I think the database has to cop to this one. If your sole experience of database population is writing tedious XML files for use in DbUnit then you will naturally have a jaundiced view of RDBMS systems. But even people who know how to write SQL must admit that deleting and inserting records takes longer than instantiating some objects (once the JVM has been warmed up!). That’s the price we happily pay for rigour.
Pair Programming
Well, database people are notoriously misanthropic. Especially DBAs. We can still talk to each other.
Conclusion
The Agile argument is databases are slow to build and inherently hard to understand. This is true.

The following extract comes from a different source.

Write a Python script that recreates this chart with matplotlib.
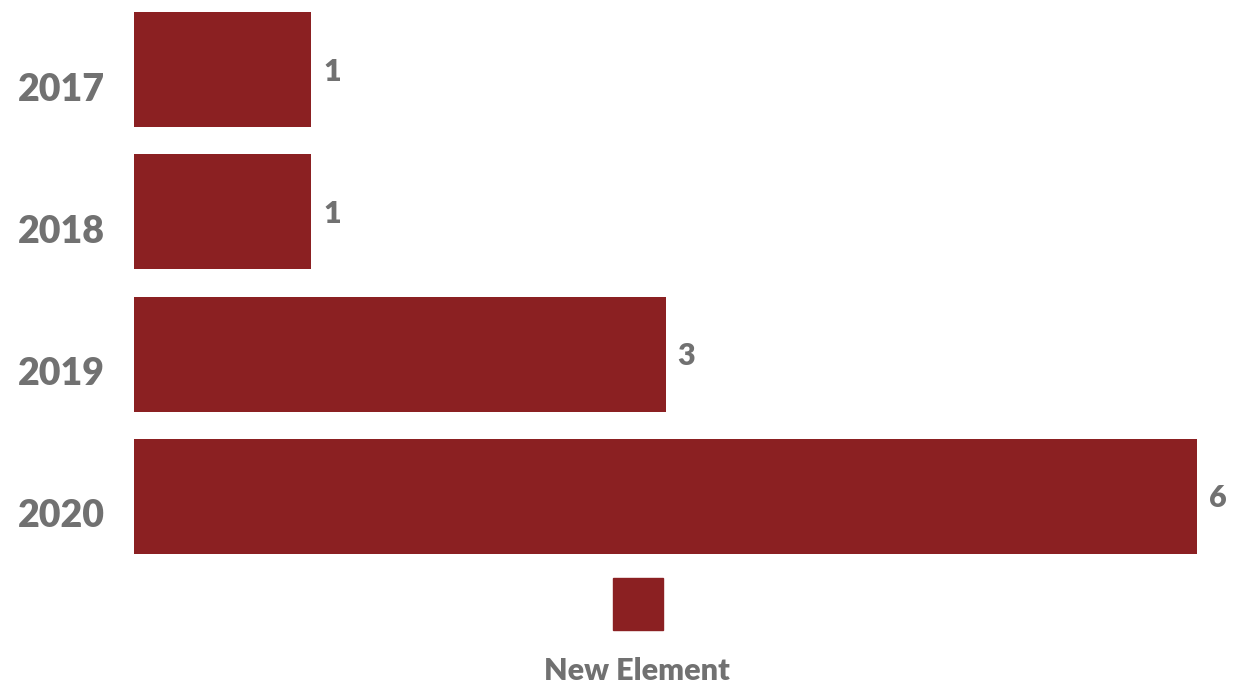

But it’s true because Agile is primarily a methodology targeted at building user-facing applications. Its adherents tend to work from the user interface downwards. Of course it’s crucial that we build an application that meets the user’s needs. But the user’s needs extend beyond the functional requirements of the application screens.
That doesn’t mean we cannot apply Agile techniques to database development projects. Certainly I regard Test First to be an invaluable technique in building stored procedures; I’m always nevervous when I’m not coding to a utPLSQL test case. My experience of working on DSDM projects tells me that incremental development - in particular placing working code in front of users early and often - is a very good idea. Kent’s work proves that Agile techniques can be profitably applied even to a juggernaut like a datawarehouse. The pain comes when OO-fixated bean-mongers clash with constraint obsessed databasers. Perhaps if they drank less coffee they wouldn’t be so hyped up all the time.